American designer (1933–2008)

Marvin Sylvor (April 21, 1933 – April 9, 2008) was an American carousel and merry-go-round designer and artist. Sylvor has designed more than sixty carousels worldwide including Bryant Park in New York City, New Zealand, Saudi Arabia, Brazil, Singapore and other parts of the United States.

== Early life ==
Sylvor was raised in the Bronx and grew up on the corner of 165th Street and Jerome Avenue, which is located near Yankee Stadium. He and his father, a sign painter, would vacation in the Rockaways every year. Each year Sylvor would ask to ride a carousel which they would pass near Marine Parkway Bridge on the way to their vacation. Sylvor's father, who he described as always in a hurry to get to their vacation destination, always refused to stop for the carousel ride. Sylvor later told the New York Times in a 2002 interview why his father never stopped, "He was a man on a mission to get to the Rockaways."

Sylvor graduated from William Howard Taft High School in the South Bronx and then enlisted in the United States Army. While he was stationed as an Army private at the Schofield Barracks in Hawaii during the 1950s, a lieutenant asked the privates in attention if any of them were artists. Sylvor was selected from the group because he said he was the only man who actually had his paint brushes with him, which was a lie. Truthfully, Sylvor was an untrained artist who did not have brushes with him. He had to sneak off the base to buy some from civilian stores. However, Sylvor successfully managed to decorate the officers' club for a party and was soon commissioned for a series of other Army painting jobs around the base.

== Carousels ==
Sylvor went on to receive his degree from the Pratt Institute in Brooklyn in 1958. He founded a window display and decorating business, called Fabricon, following his graduation. His business was successful and he was hired to design displays for a number of well known clients including Bloomingdale's, Henri Bendel and the Vatican Pavilion of the 1964 New York World's Fair in Queens. He joined the National Carousel Association around the same time period as the 1964 World's Fair and began traveling to NCA conventions around the country. He initially had little experience building carousels and had to hire outside experts to help with construction. However, the carousels soon gave his business more work than window designing.
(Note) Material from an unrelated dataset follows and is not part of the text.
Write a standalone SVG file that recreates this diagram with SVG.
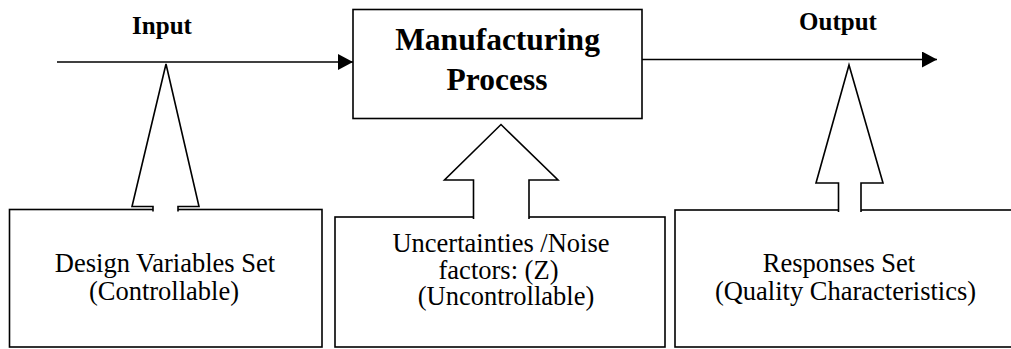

Sylvor built all of his carousels in the Fabricon factory in East New York, Brooklyn. He kept an inventory of approximately 100 horses and what the carousel industry calls "menagerie creatures" at the factory. He specialized in unusual animals for his carousels, such as frogs or birds. His favorite figures are called "jumpers," which are carousel animals which move up and down.

He retired from the full-time business in 2005.

== Death ==
Marvin Sylvor died of kidney failure in Miami, on April 9, 2008, at the age of 74. He was survived by his wife, Julia, and a son and daughter.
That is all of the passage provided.